Thanks, Maureen. I can get in big trouble when I get bored.
i dont get it. its just leafs.
Thanks, Boa. They’re leaves, Boa. LEAVES!!!
My wife has just asked me why I am talking gibberish. My reply that I was reciting ‘Gerber Turkey baby Food” got a very strange look! That aside: a wonderful gallery and an idea that will probably see me hunting for my lightbox which is ‘somewhere’ unless my wife moved it ‘somewhere else’. You could easily illustrate a book on tree identification using this concept, seriously.
Thanks, Andy. I think there must be thousands of photos one can take to illustrate tree identification using leaves from all different seasons. I certainly would not be qualified to identify various types of trees but there are a lot of resources available today.
Emo is not “food oriented” so we give him the baby food because it’s good for him and he likes it.
It might also be cheaper judging by the price of some of the pet foods over here!
“shineing’ has no ‘e’ in it!
Re the lightbox dust marks in Lr5, I guess you’ll really have to clean that box, yes, ken?! Perhaps with some bleach….
I like the yellow with black background leaf, very elegant! Nice work.
I apologize for the error in spelling. My proof reader was sleeping at the time of the post.
It will take more than bleach to fix the light box. It’s not dirty at all, just scratched up from years of use.

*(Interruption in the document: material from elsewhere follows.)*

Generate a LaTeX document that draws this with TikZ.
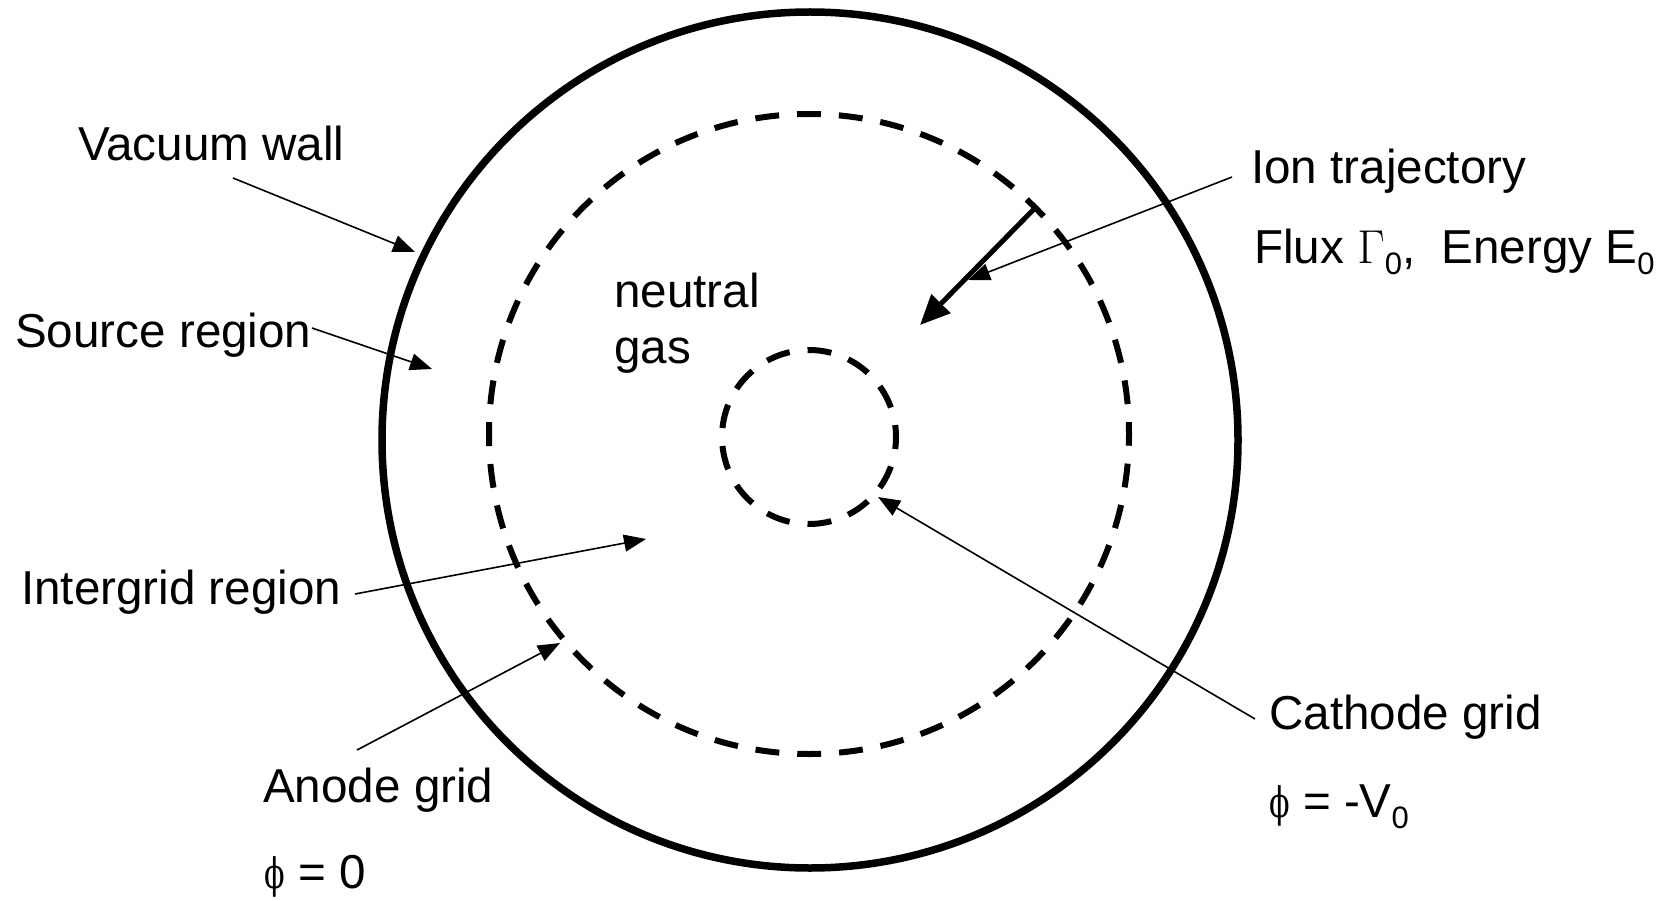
\RequirePackage{fix-cm}
\documentclass[tikz,border=0pt]{standalone}
\usepackage{graphicx}
\usepackage{fontspec}
\setmainfont{Liberation Sans}
\newfontfamily\grk{DejaVu Serif}
\usetikzlibrary{arrows.meta}
\newcommand\lowsub[1]{\raisebox{-11pt}{\fontsize{31}{31}\selectfont #1}}
\newcommand\phisym{{\grk\fontsize{42}{42}\selectfont\scalebox{0.72}[1]{ϕ}}}
\begin{document}
\begin{tikzpicture}[x=1pt,y=-1pt,
  lbl/.style={anchor=base west, inner sep=0pt, font=\fontsize{47.6}{56}\selectfont},
  pointer/.style={line width=1.6pt, -{Triangle[length=22pt,width=17pt]}},
  thickarrow/.style={line width=5pt, -{Triangle[length=30pt,width=26pt]}},
  wall/.style={line width=7.5pt},
  gridline/.style={line width=6pt}]
\useasboundingbox (0,0) rectangle (1677,901);

% circles
\draw[wall] (810,440) circle[radius=428pt];
\draw[gridline, dash pattern=on 23.9pt off 18pt, dash phase=12pt] (809,434) circle[radius=320pt];
\draw[gridline, dash pattern=on 24pt off 18.05pt, dash phase=12pt] (809,437) circle[radius=87pt];

% labels
\node[lbl] (vac) at (78,161) {Vacuum wall};
\node[lbl] (src) at (15,347) {Source region};
\node[lbl] (neu) at (614,307) {neutral};
\node[lbl] (gas) at (614,363) {gas};
\node[lbl] (ion) at (1251,184) {Ion trajectory};
\node[lbl] (flux) at (1254,263) {Flux $\Gamma$\lowsub{0},\ \ Energy E\lowsub{0}};
\node[lbl] (inter) at (21,604) {Intergrid region};
\node[lbl] (anode) at (263,802) {Anode grid};
\node[lbl] (aphi) at (264,888) {\phisym{} = 0};
\node[lbl] (cath) at (1269,729) {Cathode grid};
\node[lbl] (cphi) at (1269,817) {\phisym{} = -V\lowsub{0}};

% connector ends
\coordinate (vacS) at (233,178);
\coordinate (vacT) at (415,252);
\coordinate (srcS) at (312,328);
\coordinate (srcT) at (432,369);
\coordinate (intS) at (355,594);
\coordinate (intT) at (646,539);
\coordinate (anoS) at (357,750);
\coordinate (anoT) at (560,643);
\coordinate (ionS) at (1232,177);
\coordinate (ionT) at (968,280);
\coordinate (catS) at (1255,719);
\coordinate (catT) at (878,497);
\coordinate (trajS) at (1036,207);
\coordinate (trajT) at (920,325);

\draw[pointer] (vacS) -- (vacT);
\draw[pointer] (srcS) -- (srcT);
\draw[pointer] (intS) -- (intT);
\draw[pointer] (anoS) -- (anoT);
\draw[pointer] (ionS) -- (ionT);
\draw[pointer] (catS) -- (catT);
\draw[thickarrow] (trajS) -- (trajT);
\end{tikzpicture}
\end{document}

Your spell checker must be busy cleaning up the evidence of your “home alone” crimes, and may soon be going on strike. I have this on very good authority. And by the way, Emo has seen “The Third Man” too many times to be relied upon. Is that zither music I hear?
No, that’s an accordion. I’m thinking about taking it up.
I have been contemplating a light box for some time now – waiting for the right bit of junk to come into view. I sometimes shoot against a black velvet cloth (it came with my ~1910 4×5) – I spend quite a bit of time cloning out the white dust and cat hairs (impossible to get rid of all of them before shooting), so I feel you pain, and the work involved.
But the work is worth it, as this shows. I too was admiring the orientation of the stems (all but one of them), but as usual MGH beat me to the comment. What kind of light source is in the box, and what did you use above it? I have been thinking it must be possible to use natural light – with a white surface in the box, or a mirror and one open end to put next to a window. But, I know usually they have lights in them. So, balancing the light sources in and out of the box seems tricky, unless they are the same kind of bulb.
Thanks, ehpem. Honestly, I don’t know exactly what the light source is. I purchased the box in the late 1980’s at work and have never had to replace the bulbs. But my guess is that it’s fluorescent tubes inside. I made no color balance adjustment in camera and the auto-white balance worked fine. I did have to tweek the color balance in LR5 to get the pure white but it was easy enough to do by making a preset and applying it to all the photos at one time. The 13×16 inch size is nice for a project like this, too. I suggest if you do make a box put some thought into making it ovesized. You won’t regret it later. I once made a smaller one with a 100w bulb in it that was fine for viewing slides and negs but it didn’t have good uniformity edge to edge.
Thanks Ken. They often seem to have fluorescents in them. I want something portable, possibly even battery operated, for an upcoming project to document private collections of stone tools. I am thinking LEDs might be the way to go, but have done almost no research so far. I think a high quality ground glass top is probably a good idea, though not so portable as, say, a white plexiglass top.